Dance Audition Experience

By: Zack Winokur, First Year Dance Major

The Juilliard Dance audition is an important opportunity to look at yourself in the context of other very good dancers your own age. I think it’s true of almost all high school seniors that we’ve only seen dancers from our relatively immediate communities. I’m from Boston, and before auditioning for college last year I’d met few committed 18-year-old dancers from outside of Massachusetts. So, as I headed to the hallowed halls of the Juilliard building, clad in my most comfortable loafers, I tried to quell my nervousness by getting excited at the prospect of seeing some great dance and great dancers my own age. It was a memorable first glimpse at my generation – the next generation – of dancers and dance-makers.

As soon as I entered the building, I was escorted to the third floor by extremely exuberant and friendly Juilliard dancers. I set my stuff down in a corner in the warm-up studio (there are two studios used: one for waiting and warming and the other for the audition class, solo showing, etc.) and looked around. Everyone, including myself, was eager, anxious and bouncing with nerves. It was pretty early in the morning and I was intimidated by how high people could get their legs up, considering the hour.
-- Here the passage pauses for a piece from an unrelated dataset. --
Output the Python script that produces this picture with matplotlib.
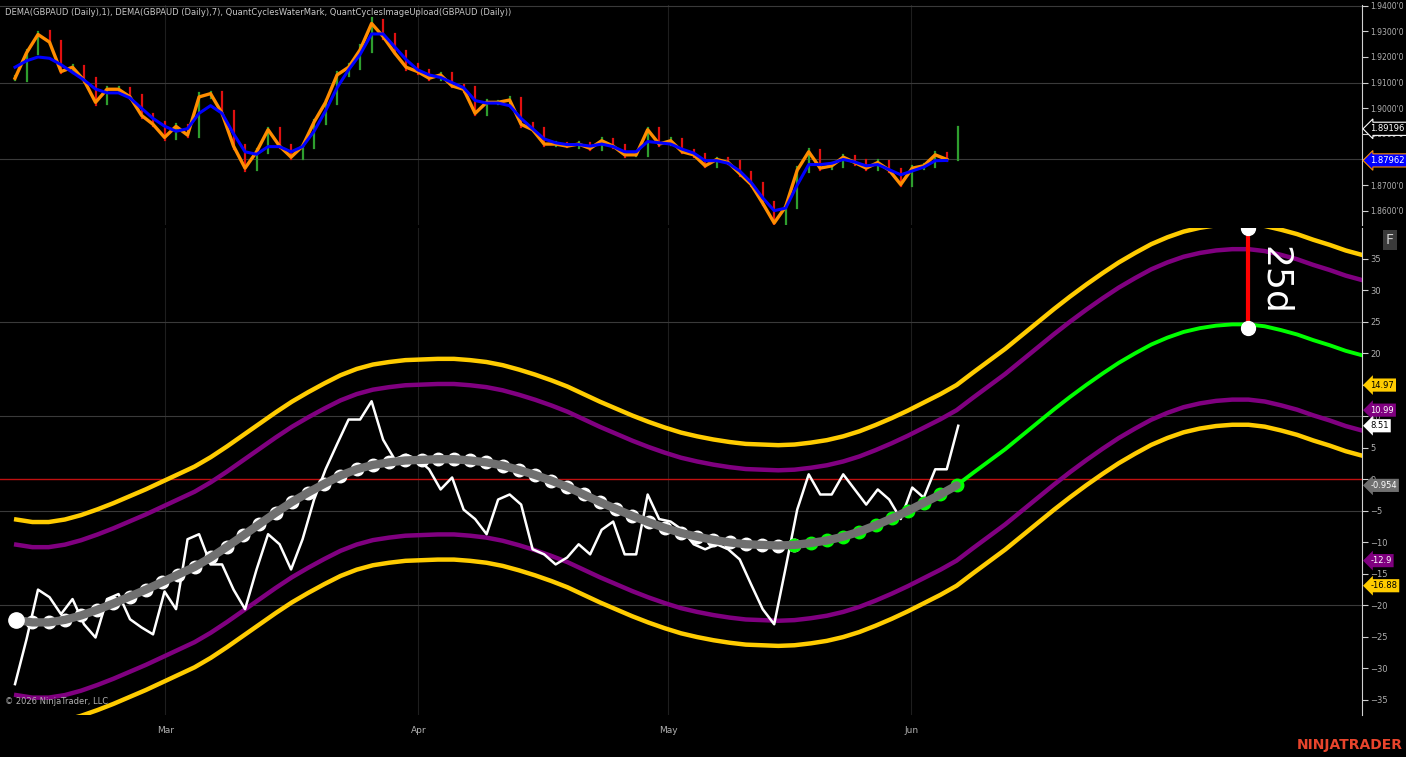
import numpy as np
import matplotlib
matplotlib.use("Agg")
import matplotlib.pyplot as plt
import matplotlib.transforms as mtransforms

# ---- data ----
close = [1.9117, 1.9216, 1.9288, 1.9258, 1.9143, 1.9160, 1.9109, 1.9023, 1.9074, 1.9074,
         1.9044, 1.8972, 1.8937, 1.8886, 1.8929, 1.8895, 1.9044, 1.9057, 1.8980, 1.8852,
         1.8766, 1.8830, 1.8916, 1.8852, 1.8809, 1.8852, 1.8946, 1.9023, 1.9130, 1.9160,
         1.9228, 1.9331, 1.9280, 1.9216, 1.9160, 1.9143, 1.9117, 1.9130, 1.9087, 1.9074,
         1.8980, 1.9023, 1.9023, 1.9032, 1.8937, 1.8916, 1.8860, 1.8860, 1.8852, 1.8860,
         1.8843, 1.8873, 1.8852, 1.8818, 1.8818, 1.8916, 1.8860, 1.8873, 1.8830, 1.8818,
         1.8775, 1.8800, 1.8788, 1.8745, 1.8702, 1.8629, 1.8552, 1.8616, 1.8758, 1.8830,
         1.8766, 1.8775, 1.8809, 1.8788, 1.8766, 1.8788, 1.8758, 1.8702, 1.8766, 1.8775,
         1.8818, 1.8800, 1.8920]
dema7 = [1.9160, 1.9185, 1.9200, 1.9195, 1.9170, 1.9140, 1.9110, 1.9075, 1.9060, 1.9060,
         1.9040, 1.9000, 1.8960, 1.8930, 1.8910, 1.8920, 1.8980, 1.9010, 1.8980, 1.8900,
         1.8830, 1.8820, 1.8850, 1.8850, 1.8830, 1.8850, 1.8910, 1.8990, 1.9080, 1.9150,
         1.9210, 1.9290, 1.9290, 1.9240, 1.9190, 1.9150, 1.9130, 1.9120, 1.9100, 1.9080,
         1.9030, 1.9020, 1.9020, 1.9010, 1.8960, 1.8920, 1.8880, 1.8865, 1.8858, 1.8858,
         1.8852, 1.8860, 1.8850, 1.8830, 1.8830, 1.8870, 1.8865, 1.8860, 1.8840, 1.8825,
         1.8795, 1.8795, 1.8785, 1.8755, 1.8710, 1.8650, 1.8600, 1.8610, 1.8700, 1.8780,
         1.8780, 1.8785, 1.8800, 1.8790, 1.8775, 1.8780, 1.8760, 1.8740, 1.8755, 1.8770,
         1.8795, 1.8796]
wick_up = [8, 12, 10, 14, 6, 9, 5, 8, 7, 10, 6, 8, 5, 9, 10, 6, 14, 8, 5, 8,
           6, 10, 8, 7, 5, 6, 9, 10, 12, 14, 18, 20, 15, 10, 8, 12, 7, 6, 9, 5,
           8, 10, 6, 12, 7, 5, 6, 8, 5, 7, 6, 10, 6, 5, 7, 8, 6, 9, 5, 6,
           5, 6, 5, 4, 6, 5, 6, 8, 14, 12, 8, 10, 9, 6, 8, 10, 6, 5, 8, 6,
           10, 6, 8]
wick_dn = [8, 10, 6, 9, 7, 6, 8, 10, 6, 5, 7, 10, 8, 9, 6, 8, 7, 6, 8, 10,
           12, 8, 6, 9, 8, 7, 6, 8, 6, 5, 6, 7, 8, 6, 10, 8, 6, 7, 6, 10,
           8, 6, 5, 7, 10, 6, 8, 6, 5, 6, 7, 5, 6, 8, 5, 6, 7, 5, 6, 7,
           6, 5, 6, 8, 7, 8, 6, 9, 6, 8, 6, 5, 6, 8, 7, 6, 8, 7, 6, 5,
           6, 7, 3]

detrend = [-32.5, -25.4, -17.5, -18.7, -21.4, -19.0, -23.0, -25.1, -19.0, -18.2,
           -22.2, -23.5, -24.6, -17.8, -20.6, -9.5, -8.7, -13.5, -13.5, -17.5,
           -20.6, -14.3, -8.7, -10.3, -14.3, -9.5, -3.2, 1.6, 5.6, 9.5,
           9.5, 12.4, 6.3, 3.2, 3.9, 3.2, 1.6, -1.6, 0.3, -4.8,
           -6.3, -8.7, -3.2, -2.4, -4.0, -11.1, -11.9, -13.5, -12.4, -10.3,
           -11.9, -8.0, -6.7, -11.9, -11.9, -2.4, -6.3, -6.7, -8.0, -10.3,
           -11.1, -10.3, -11.1, -12.7, -16.7, -20.6, -23.0, -14.0, -4.8, 0.8,
           -2.4, -2.4, 0.8, -1.6, -4.0, -1.6, -3.2, -6.3, -1.3, -2.9,
           1.6, 1.6, 8.51]

# dominant cycle, one value every 2 days (day 2 .. 168)
cycle = [-22.3, -22.7, -22.7, -22.3, -21.6, -20.7, -19.7, -18.6, -17.5, -16.3,
         -15.1, -13.9, -12.4, -10.7, -8.9, -7.1, -5.3, -3.6, -2.1, -0.7,
         0.6, 1.6, 2.3, 2.7, 3.0, 3.1, 3.2, 3.2, 3.0, 2.7,
         2.2, 1.5, 0.7, -0.2, -1.2, -2.4, -3.6, -4.7, -5.8, -6.8,
         -7.7, -8.5, -9.1, -9.6, -10.0, -10.3, -10.4, -10.5, -10.4, -10.1,
         -9.7, -9.1, -8.3, -7.3, -6.2, -5.0, -3.7, -2.4, -0.954, 1.0,
         2.9, 4.8, 6.9, 9.0, 11.1, 13.1, 15.0, 16.8, 18.5, 20.0,
         21.4, 22.5, 23.4, 24.0, 24.4, 24.6, 24.6, 24.3, 23.7, 23.0,
         22.1, 21.3, 20.4, 19.7]
band_outer = 15.93
band_inner = 11.94
peak_day, peak_top, peak_bottom = 154, 39.9, 24.0

month_labels = ["Mar", "Apr", "May", "Jun"]
month_days = [20.4, 51.6, 82.4, 112.4]

# ---- layout ----
BG = "black"
GRID = "#3a3a3a"
TXT = "#b0b0b0"
W, H = 1406, 757
fig = plt.figure(figsize=(W / 100, H / 100), dpi=100, facecolor=BG)
ax1 = fig.add_axes([0, 1 - 225 / H, 1362 / W, 220 / H], facecolor=BG)
ax2 = fig.add_axes([0, 1 - 715 / H, 1362 / W, 487 / H], facecolor=BG, sharex=ax1)

bar_x = np.linspace(1.85, 118.2, len(close))
cyc_x = np.arange(2, 2 + 2 * len(cycle), 2)
XMAX = 1362 / 8.107

for ax in (ax1, ax2):
    ax.set_xlim(0, XMAX)
    for s in ("top", "left", "bottom"):
        ax.spines[s].set_visible(False)
    ax.spines["right"].set_color("#d0d0d0")
    ax.yaxis.tick_right()
    ax.tick_params(axis="y", colors="#d0d0d0", labelcolor=TXT, labelsize=6,
                   length=4, direction="out", pad=2)
    ax.tick_params(axis="x", length=0)
    for d in month_days:
        ax.axvline(d, color="#1e1e1e", lw=0.8, zorder=0)

# ---- top panel: price bars ----
prev = [close[0]] + close[:-1]
for i, (x, c) in enumerate(zip(bar_x, close)):
    o = prev[i]
    hi = max(o, c) + wick_up[i] * 1e-4
    lo = min(o, c) - wick_dn[i] * 1e-4
    col = "#2e9e2e" if c >= o else "#e01010"
    ax1.plot([x, x], [lo, hi], color=col, lw=1.6, zorder=2)
ax1.plot(bar_x[:len(close) - 1], close[:-1], color="#ff8c00", lw=2.4, zorder=3)
ax1.plot(bar_x[:len(dema7)], dema7, color="#0000ff", lw=2.2, zorder=4)
ax1.set_ylim(1.8544, 1.9403)
ax1.set_yticks([1.86, 1.87, 1.88, 1.89, 1.90, 1.91, 1.92, 1.93, 1.94])
ax1.set_yticklabels([f"{v:.4f}'0" for v in ax1.get_yticks()])
ax1.tick_params(axis="y", labelsize=5.5)
for v in (1.88, 1.91, 1.94):
    ax1.axhline(v, color=GRID, lw=0.8, zorder=0)
ax1.tick_params(axis="x", labelbottom=False)
ax1.text(0.004, 0.985, "DEMA(GBPAUD (Daily),1), DEMA(GBPAUD (Daily),7), QuantCyclesWaterMark, "
         "QuantCyclesImageUpload(GBPAUD (Daily))", transform=ax1.transAxes,
         color="#c8c8c8", fontsize=6, va="top", ha="left")

# ---- bottom panel: cycle ----
cyc = np.array(cycle)
gray_n = 49      # up to day 98
dot_end = 59     # up to day 118
for off, col in ((band_outer, "#ffcc00"), (band_inner, "#800080")):
    ax2.plot(cyc_x, cyc + off, color=col, lw=3.2, zorder=2)
    ax2.plot(cyc_x, cyc - off, color=col, lw=3.2, zorder=2)
ax2.axhline(0, color="#c01010", lw=1.0, zorder=1)
for v in (25, 10, -5, -20):
    ax2.axhline(v, color=GRID, lw=0.8, zorder=0)

ax2.plot(cyc_x[dot_end - 1:], cyc[dot_end - 1:], color="#00ff00", lw=2.8, zorder=3)
ax2.plot(bar_x, detrend, color="white", lw=1.8, zorder=4)
ax2.plot(cyc_x[:dot_end], cyc[:dot_end], color="#707070", lw=6, zorder=5,
         solid_capstyle="round")
ax2.plot(cyc_x[:gray_n], cyc[:gray_n], "o", ms=9, mfc="white", mec="white", zorder=4.5)
ax2.plot(cyc_x[gray_n - 1:dot_end], cyc[gray_n - 1:dot_end], "o", ms=9,
         mfc="#00ff00", mec="#00ff00", zorder=4.5)
ax2.plot([cyc_x[0]], [cyc[0]], "o", ms=11, color="white", zorder=6)

ax2.plot([peak_day, peak_day], [peak_top, peak_bottom], color="#ff0000", lw=3, zorder=6)
ax2.plot([peak_day, peak_day], [peak_top, peak_bottom], "o", ms=10, color="white", zorder=7)
ax2.text(peak_day + 1.2, 31.5, "25d", color="white", fontsize=26, rotation=-90,
         ha="left", va="center", zorder=7)

ax2.set_ylim(-37.4, 39.9)
ax2.set_yticks(np.arange(-35, 40, 5))
ax2.set_xticks(month_days)
ax2.set_xticklabels(month_labels)
ax2.tick_params(axis="x", labelcolor=TXT, labelsize=6.5, pad=8)

# right-edge value flags
trans = mtransforms.blended_transform_factory(ax2.transAxes, ax2.transData)
flags = [(14.97, "#ffcc00", "black"), (10.99, "#800080", "white"), (8.51, "white", "black"),
         (-0.954, "#707070", "white"), (-12.9, "#800080", "white"), (-16.88, "#ffcc00", "black")]
for v, fc, tc in flags:
    ax2.text(1.006, v, f"{v:g}", transform=trans, color=tc,
             fontsize=6, va="center", ha="left", clip_on=False, zorder=10,
             bbox=dict(boxstyle="larrow,pad=0.25", fc=fc, ec="none"))
trans1 = mtransforms.blended_transform_factory(ax1.transAxes, ax1.transData)
for v, fc, tc, ec in ((1.89196, "black", "white", "white"), (1.87962, "#0000ff", "white", "#ff8c00")):
    ax1.text(1.006, v, f"{v:.5f}", transform=trans1, color=tc, fontsize=6,
             va="center", ha="left", clip_on=False, zorder=10,
             bbox=dict(boxstyle="larrow,pad=0.25", fc=fc, ec=ec, lw=0.8))

fig.text(1390 / W, 1 - 240 / H, "F", color="#d0d0d0", fontsize=10, ha="center", va="center",
         bbox=dict(boxstyle="square,pad=0.25", fc="#3a3a3a", ec="none"))
fig.text(5 / W, 1 - 701 / H, "\u00a9 2026 NinjaTrader, LLC", color="#b0b0b0", fontsize=6,
         ha="left", va="center")
fig.text(1403 / W, 1 - 745 / H, "NINJATRADER", color="#e8442c", fontsize=10,
         fontweight="bold", ha="right", va="center")

fig.savefig("out.png", dpi=100, facecolor=BG)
It’s important not to get too swept up in this sort of intimidation and instead do what is necessary for yourself, whatever this means: sitting quietly for a little, rolling around on the floor, taking a jog around the building, or stretching your leg very high above your head.

The audition is undeniably a pressured situation. This school is rigorous and like any other audition, this one acts as a microcosm of the school environment. Therefore, it is an informative experience for you, and those watching, to see how you’re able to cope with this pressure. Again, it’s important that you simply do what you have to do for yourself. Once I got into the audition studio for the ballet class I felt more comfortable because I could put faces to the previously veiled people who were to be judging me. They looked normal, some were very short, some were very tall, and almost all of them were smiling. I felt supported rather than judged by their watching me. They were my audience and I would perform my best for them.

An audition (particularly in dance) is really different from most other college applications. It can be scary since it’s so public; it’s only about you, not what you put on paper. But remember that it’s public for everybody! Enjoy the fact that you can look at other people as much as they will look at you. Perhaps, the most fun I had at my audition was before we showed our solos. One person at a time was called in to perform their solo as the rest of us waited in the other studio. I should rephrase this however, since no one in the other studio was sitting and waiting. Each person was ripping through the most difficult moments of their solos, the things they looked best in, over and over: multiple pirouettes, high jumps, high legs, high energy. It was admittedly a very weird and kind of silly carnival which was so much fun to watch and be a part of. It felt playful rather than competitive.

I think the key to the audition is exactly that: finding a fragile balance between friendly competition and serious playfulness.